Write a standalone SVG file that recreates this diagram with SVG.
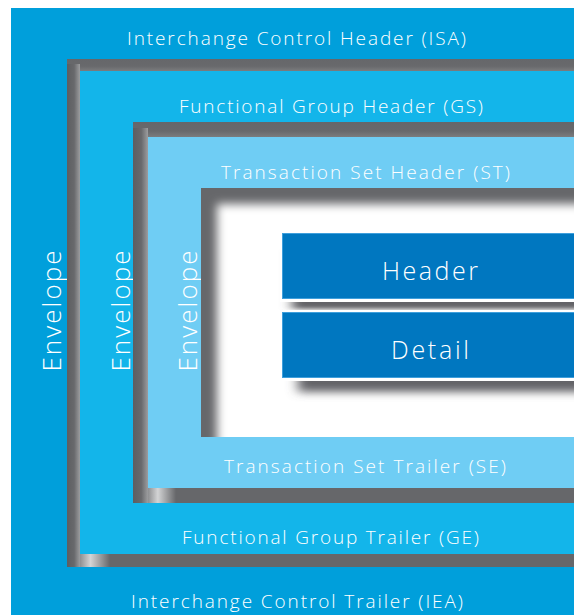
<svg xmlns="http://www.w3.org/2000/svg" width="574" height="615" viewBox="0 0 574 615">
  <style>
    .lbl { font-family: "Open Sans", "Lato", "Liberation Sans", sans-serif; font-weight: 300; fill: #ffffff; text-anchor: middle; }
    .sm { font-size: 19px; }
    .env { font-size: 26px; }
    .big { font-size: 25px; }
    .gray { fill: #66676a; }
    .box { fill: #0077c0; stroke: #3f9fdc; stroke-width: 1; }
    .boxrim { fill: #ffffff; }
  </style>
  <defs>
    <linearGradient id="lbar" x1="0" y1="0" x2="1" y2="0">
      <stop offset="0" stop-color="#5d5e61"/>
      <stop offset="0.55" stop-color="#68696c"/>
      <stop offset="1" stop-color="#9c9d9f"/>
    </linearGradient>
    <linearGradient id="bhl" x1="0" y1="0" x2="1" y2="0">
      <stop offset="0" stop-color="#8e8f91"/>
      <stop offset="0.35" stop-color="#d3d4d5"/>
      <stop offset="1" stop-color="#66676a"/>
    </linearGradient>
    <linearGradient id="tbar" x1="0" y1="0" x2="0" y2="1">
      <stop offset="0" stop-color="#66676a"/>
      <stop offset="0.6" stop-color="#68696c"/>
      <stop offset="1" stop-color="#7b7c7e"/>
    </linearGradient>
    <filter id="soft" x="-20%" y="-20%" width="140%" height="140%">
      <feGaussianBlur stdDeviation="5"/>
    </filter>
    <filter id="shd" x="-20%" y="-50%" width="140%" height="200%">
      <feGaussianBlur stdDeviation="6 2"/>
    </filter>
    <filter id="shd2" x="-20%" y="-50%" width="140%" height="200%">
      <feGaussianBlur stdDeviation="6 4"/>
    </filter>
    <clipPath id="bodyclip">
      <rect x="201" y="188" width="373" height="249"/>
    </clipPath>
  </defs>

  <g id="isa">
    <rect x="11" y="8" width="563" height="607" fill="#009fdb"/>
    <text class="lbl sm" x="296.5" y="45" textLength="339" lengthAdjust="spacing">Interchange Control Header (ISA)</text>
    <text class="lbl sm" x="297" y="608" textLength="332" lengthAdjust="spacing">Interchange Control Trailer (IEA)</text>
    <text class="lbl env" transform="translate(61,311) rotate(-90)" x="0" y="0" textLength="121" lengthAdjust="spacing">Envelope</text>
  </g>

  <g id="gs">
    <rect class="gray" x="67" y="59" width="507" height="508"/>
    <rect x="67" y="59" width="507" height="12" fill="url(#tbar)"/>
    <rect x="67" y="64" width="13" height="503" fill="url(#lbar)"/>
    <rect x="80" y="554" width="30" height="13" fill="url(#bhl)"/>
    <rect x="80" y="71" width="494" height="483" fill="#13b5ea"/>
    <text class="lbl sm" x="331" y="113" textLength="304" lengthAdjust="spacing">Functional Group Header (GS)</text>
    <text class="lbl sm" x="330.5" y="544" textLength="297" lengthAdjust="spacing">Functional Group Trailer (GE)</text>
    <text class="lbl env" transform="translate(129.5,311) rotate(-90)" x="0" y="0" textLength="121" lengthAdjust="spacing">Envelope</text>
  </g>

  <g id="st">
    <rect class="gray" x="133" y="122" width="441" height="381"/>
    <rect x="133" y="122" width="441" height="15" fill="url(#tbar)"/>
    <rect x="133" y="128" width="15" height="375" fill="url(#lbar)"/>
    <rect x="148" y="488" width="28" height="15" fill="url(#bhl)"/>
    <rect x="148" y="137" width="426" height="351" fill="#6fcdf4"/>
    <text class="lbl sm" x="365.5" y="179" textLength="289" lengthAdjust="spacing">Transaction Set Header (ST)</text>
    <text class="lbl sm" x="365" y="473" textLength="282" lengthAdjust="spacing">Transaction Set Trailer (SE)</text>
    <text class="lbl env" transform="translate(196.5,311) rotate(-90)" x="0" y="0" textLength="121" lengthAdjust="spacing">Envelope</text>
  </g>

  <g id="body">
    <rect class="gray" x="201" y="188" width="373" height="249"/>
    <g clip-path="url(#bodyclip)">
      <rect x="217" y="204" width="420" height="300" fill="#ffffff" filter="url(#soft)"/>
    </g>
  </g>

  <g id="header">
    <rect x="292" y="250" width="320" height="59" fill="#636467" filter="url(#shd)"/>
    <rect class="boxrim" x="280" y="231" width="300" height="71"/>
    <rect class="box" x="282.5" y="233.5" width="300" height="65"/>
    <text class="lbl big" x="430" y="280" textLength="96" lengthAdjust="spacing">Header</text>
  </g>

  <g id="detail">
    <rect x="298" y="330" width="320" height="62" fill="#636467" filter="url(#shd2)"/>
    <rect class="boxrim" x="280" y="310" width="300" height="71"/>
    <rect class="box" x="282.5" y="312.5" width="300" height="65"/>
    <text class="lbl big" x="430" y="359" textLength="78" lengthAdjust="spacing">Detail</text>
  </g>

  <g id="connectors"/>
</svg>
————
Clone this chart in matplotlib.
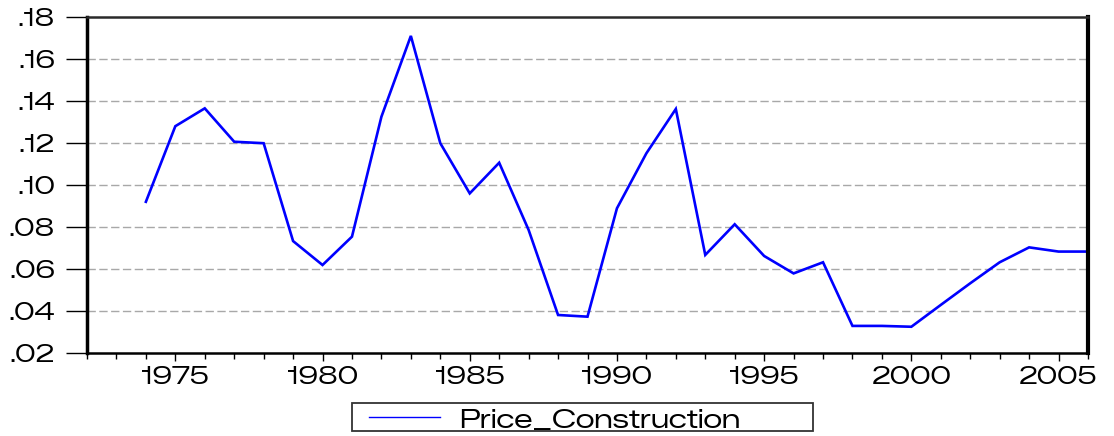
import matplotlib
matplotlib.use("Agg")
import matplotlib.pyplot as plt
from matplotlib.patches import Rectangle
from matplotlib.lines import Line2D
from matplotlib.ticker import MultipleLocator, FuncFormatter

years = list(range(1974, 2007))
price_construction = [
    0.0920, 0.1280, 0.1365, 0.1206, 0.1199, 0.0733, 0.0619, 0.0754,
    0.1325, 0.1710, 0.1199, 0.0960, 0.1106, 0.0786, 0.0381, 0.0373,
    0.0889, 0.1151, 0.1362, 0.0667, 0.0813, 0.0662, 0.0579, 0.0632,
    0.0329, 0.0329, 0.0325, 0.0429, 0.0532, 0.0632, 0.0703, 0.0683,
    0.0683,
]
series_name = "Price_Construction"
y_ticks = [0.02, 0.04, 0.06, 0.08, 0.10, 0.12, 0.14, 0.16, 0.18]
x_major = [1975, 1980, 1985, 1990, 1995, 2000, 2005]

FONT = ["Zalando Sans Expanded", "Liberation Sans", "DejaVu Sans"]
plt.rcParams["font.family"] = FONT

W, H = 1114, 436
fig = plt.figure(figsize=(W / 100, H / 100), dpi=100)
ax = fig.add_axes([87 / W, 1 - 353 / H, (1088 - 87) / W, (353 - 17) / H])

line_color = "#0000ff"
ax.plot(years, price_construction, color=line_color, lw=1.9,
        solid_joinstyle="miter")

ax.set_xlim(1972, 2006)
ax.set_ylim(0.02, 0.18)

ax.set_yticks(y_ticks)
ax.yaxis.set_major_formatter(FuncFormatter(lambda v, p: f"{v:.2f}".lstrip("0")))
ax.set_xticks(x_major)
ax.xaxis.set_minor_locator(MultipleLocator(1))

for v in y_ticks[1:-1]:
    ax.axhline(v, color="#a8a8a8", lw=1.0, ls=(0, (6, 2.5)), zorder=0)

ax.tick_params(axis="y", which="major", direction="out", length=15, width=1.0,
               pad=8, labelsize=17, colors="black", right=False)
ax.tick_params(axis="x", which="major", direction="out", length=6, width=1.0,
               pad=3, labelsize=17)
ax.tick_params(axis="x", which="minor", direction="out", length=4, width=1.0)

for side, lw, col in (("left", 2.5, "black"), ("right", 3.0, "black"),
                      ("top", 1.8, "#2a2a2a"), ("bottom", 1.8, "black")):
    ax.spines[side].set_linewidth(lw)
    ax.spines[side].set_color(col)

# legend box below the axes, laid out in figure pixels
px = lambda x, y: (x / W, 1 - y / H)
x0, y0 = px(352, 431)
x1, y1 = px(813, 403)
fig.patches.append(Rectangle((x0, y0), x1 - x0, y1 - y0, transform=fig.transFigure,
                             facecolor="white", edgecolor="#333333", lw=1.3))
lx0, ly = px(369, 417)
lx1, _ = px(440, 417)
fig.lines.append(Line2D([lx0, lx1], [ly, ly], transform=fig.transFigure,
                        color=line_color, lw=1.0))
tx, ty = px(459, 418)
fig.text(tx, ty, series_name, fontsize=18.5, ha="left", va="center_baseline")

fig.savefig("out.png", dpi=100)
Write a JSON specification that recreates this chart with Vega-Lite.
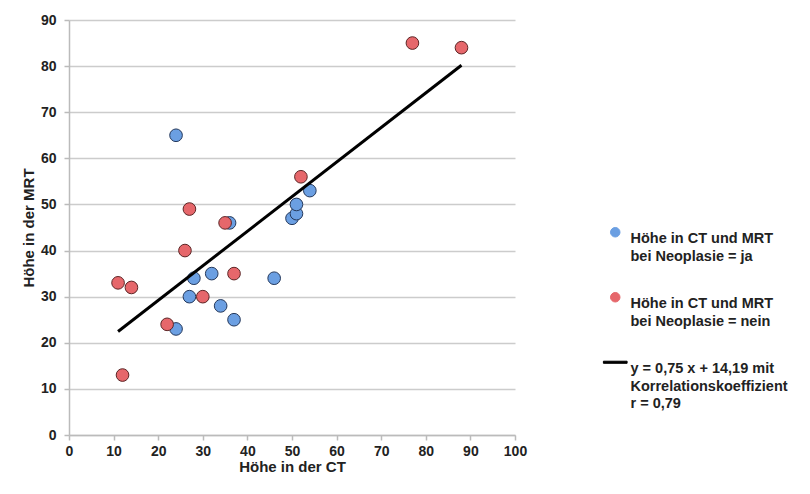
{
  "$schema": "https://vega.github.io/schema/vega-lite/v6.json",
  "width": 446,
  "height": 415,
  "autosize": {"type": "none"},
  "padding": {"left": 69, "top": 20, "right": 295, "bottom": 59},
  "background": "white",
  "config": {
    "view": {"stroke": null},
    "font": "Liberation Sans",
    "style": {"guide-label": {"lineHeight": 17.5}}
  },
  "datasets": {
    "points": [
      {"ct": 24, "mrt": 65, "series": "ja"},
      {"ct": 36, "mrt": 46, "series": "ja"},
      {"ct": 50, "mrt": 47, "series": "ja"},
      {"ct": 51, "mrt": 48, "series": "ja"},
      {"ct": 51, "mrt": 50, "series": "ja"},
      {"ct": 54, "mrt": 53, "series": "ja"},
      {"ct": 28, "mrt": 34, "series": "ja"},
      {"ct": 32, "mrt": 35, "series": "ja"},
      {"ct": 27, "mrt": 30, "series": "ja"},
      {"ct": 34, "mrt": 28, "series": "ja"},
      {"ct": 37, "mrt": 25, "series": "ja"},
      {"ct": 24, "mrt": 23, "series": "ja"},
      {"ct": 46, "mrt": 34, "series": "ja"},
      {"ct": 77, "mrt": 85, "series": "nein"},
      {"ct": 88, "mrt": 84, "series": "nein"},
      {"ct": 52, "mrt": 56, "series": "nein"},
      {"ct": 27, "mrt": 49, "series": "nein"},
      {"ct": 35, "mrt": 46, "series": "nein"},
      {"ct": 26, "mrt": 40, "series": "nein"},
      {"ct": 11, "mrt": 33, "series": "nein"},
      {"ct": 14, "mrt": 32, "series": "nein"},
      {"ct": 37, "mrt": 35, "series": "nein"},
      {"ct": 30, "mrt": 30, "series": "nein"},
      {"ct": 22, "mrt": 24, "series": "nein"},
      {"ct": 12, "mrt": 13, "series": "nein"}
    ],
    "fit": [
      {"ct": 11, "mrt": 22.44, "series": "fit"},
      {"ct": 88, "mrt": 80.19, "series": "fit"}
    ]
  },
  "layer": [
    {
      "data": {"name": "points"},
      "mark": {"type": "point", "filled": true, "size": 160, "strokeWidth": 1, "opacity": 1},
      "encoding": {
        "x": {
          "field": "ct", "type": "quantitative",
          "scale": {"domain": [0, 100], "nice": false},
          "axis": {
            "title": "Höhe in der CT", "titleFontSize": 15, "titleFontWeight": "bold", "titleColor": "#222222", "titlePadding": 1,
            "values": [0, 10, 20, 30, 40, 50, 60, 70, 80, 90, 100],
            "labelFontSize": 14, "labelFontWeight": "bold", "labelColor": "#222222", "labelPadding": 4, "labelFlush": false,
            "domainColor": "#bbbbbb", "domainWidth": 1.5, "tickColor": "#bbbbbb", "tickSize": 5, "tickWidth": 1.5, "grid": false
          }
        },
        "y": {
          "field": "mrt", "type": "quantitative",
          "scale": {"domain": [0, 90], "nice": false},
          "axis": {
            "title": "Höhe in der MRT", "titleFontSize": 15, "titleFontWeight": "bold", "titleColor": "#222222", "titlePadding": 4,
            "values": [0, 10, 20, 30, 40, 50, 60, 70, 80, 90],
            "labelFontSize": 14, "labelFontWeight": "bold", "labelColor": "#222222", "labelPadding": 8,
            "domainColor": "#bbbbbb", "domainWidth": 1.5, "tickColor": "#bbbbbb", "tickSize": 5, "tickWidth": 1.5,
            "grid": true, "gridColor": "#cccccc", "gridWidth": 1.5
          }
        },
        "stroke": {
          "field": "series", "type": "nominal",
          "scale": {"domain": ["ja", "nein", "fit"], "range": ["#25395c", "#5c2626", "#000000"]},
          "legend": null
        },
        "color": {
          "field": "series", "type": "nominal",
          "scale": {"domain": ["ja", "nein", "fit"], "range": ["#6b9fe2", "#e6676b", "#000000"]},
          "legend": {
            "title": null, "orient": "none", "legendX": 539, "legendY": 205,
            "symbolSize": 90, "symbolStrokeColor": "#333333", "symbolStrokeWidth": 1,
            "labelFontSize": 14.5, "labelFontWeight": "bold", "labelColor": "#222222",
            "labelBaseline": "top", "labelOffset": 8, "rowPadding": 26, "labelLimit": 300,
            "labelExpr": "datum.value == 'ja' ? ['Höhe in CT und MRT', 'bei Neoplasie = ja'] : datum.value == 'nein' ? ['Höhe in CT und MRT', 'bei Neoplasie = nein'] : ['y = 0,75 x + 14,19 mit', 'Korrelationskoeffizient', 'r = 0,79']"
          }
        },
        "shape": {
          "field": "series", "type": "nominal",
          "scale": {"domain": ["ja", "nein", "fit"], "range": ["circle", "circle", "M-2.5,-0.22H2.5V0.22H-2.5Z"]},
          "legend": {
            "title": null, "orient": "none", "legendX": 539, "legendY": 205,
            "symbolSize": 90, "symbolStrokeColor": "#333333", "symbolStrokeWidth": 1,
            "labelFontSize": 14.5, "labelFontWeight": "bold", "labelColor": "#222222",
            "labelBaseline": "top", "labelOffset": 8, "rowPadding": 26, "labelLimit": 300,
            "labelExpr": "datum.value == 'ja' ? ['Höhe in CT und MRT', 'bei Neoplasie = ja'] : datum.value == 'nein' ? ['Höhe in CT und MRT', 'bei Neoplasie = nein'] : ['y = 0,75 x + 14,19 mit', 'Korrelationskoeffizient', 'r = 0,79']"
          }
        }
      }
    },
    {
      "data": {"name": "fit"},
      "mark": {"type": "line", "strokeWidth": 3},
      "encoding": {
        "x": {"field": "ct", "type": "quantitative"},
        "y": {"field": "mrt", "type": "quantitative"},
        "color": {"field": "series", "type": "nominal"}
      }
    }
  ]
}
————
### GIVEN REQUEST
Among the entries above, take the lines from the one with "Clone this chart in matplotlib." through the one with "from matplotlib.ticker import" and retype them exactly, leaving out the pictures.

### FULL ANSWER
Clone this chart in matplotlib.
import matplotlib
matplotlib.use("Agg")
import matplotlib.pyplot as plt
from matplotlib.patches import Rectangle
from matplotlib.lines import Line2D
from matplotlib.ticker import MultipleLocator, FuncFormatter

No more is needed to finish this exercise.